Now in its sixth year, the Clinician Research Fellowship program is an initiative of the Department of Health in conjunction with the Raine Medical Research Foundation.

The program provides funding for up to three years and can be up to $150,000 a year, depending on the extent of the research proposal and the applicant’s salary. The clinicians are required to continue some of their clinical duties during the period of their Fellowship.

Assistant Director General Clinical Excellence Division, Dr James Williamson, said Dr Ayonrinde’s project highlighted the important research being undertaken by clinician researchers working within Western Australia’s public health system.

Clinician Research Fellowship round six recipients are:

Dr Oyekoya Ayonrinde
Consultant Gastroenterologist and Hepatologist, Fiona Stanley Hospital
Project: The Epidemiology, Origins and Associations of Irritable Bowel Syndrome in Adolescents
Project summary
Irritable bowel syndrome (IBS) is a common, gastrointestinal problem in which patients suffer with abdominal pain, bloating, diarrhoea or constipation or both. Investigations for IBS are negative. IBS is associated with diet composition and stressful life events. IBS causes significant distress, interference with employment, education or recreation to sufferers. IBS in adults is considered to have its origins in childhood.

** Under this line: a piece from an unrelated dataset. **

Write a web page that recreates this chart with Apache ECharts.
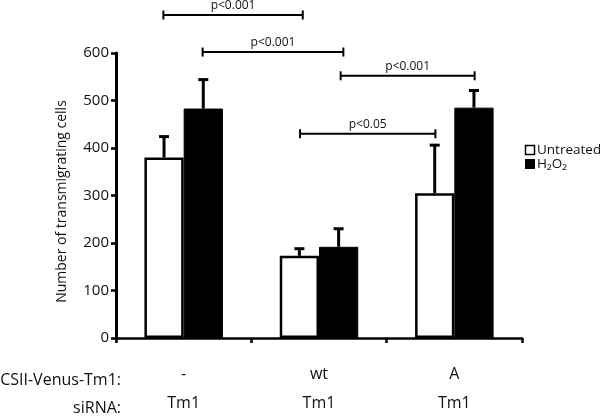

We intend examining the prevalence of IBS in Western Australian adolescents in the Raine Cohort Study, which comprises 2900 individuals followed up from birth and frequently through childhood into adulthood, including diet, health and lifestyle questionnaires and physical examination data.

Dr Nathan Harvey
Consultant Anatomical Pathologist, PathWest
Project: Lymphovascular Invasion of Cutaneous Squamous Cell Carcinoma in Renal Transplant Patients
Project summary
Squamous cell carcinoma is a common type of skin cancer in Australia. In many patients these skin cancers are small and can be removed with relatively minor surgery. However, people who have received kidney transplants are prone to develop aggressive cancers, which are more likely to spread to other organs. In this study we will investigate particular microscopic findings which we anticipate will identify which cancers might behave in a more aggressive fashion. We hope that this will allow those patients to receive extra treatment at an early stage to prevent further spread.

Dr Andrew Martin
Consultant Paediatrician, Princess Margaret Hospital
Project: Feasibility and acceptability of screening children for inherited hypercholesterolaemia
Project summary
Inherited causes of high cholesterol run in families and those affected are at increased risk of suffering heart attacks in early adult life. Unfortunately, despite major advances in the knowledge of these conditions, more than 80% of adults and 95% of children are unaware they have high cholesterol. Once diagnosed these conditions are however, easily treatable. In this study we will trial a new approach to improve the detection of children with inherited high cholesterol. We will perform cholesterol screening of children whose first (parent) or second-degree (grandparent or aunt/uncle) relative has suffered a heart attack under age 60 years.

Dr Warren Pavey
Staff Specialist Anaesthetist, Fiona Stanley Hospital
Project: Supercooled Storage for Extended Preservation of Hearts – A pilot study in a rodent
Project summary
Storing hearts for much longer than the conventional limit of six hours would allow greater organ sharing, better matching, fewer wasted organs and recipient benefits such as not having to remain within short distances of transplant centres. Supercooling is cooling of a liquid below its freezing point without it becoming a solid. This project examines supercooling, as a method of extending heart, storage outside the body in a rat model. A successful outcome will form the platform for extending the current heart preservation limits from 6 hours to multiple days with translation potential to large animal models and humans.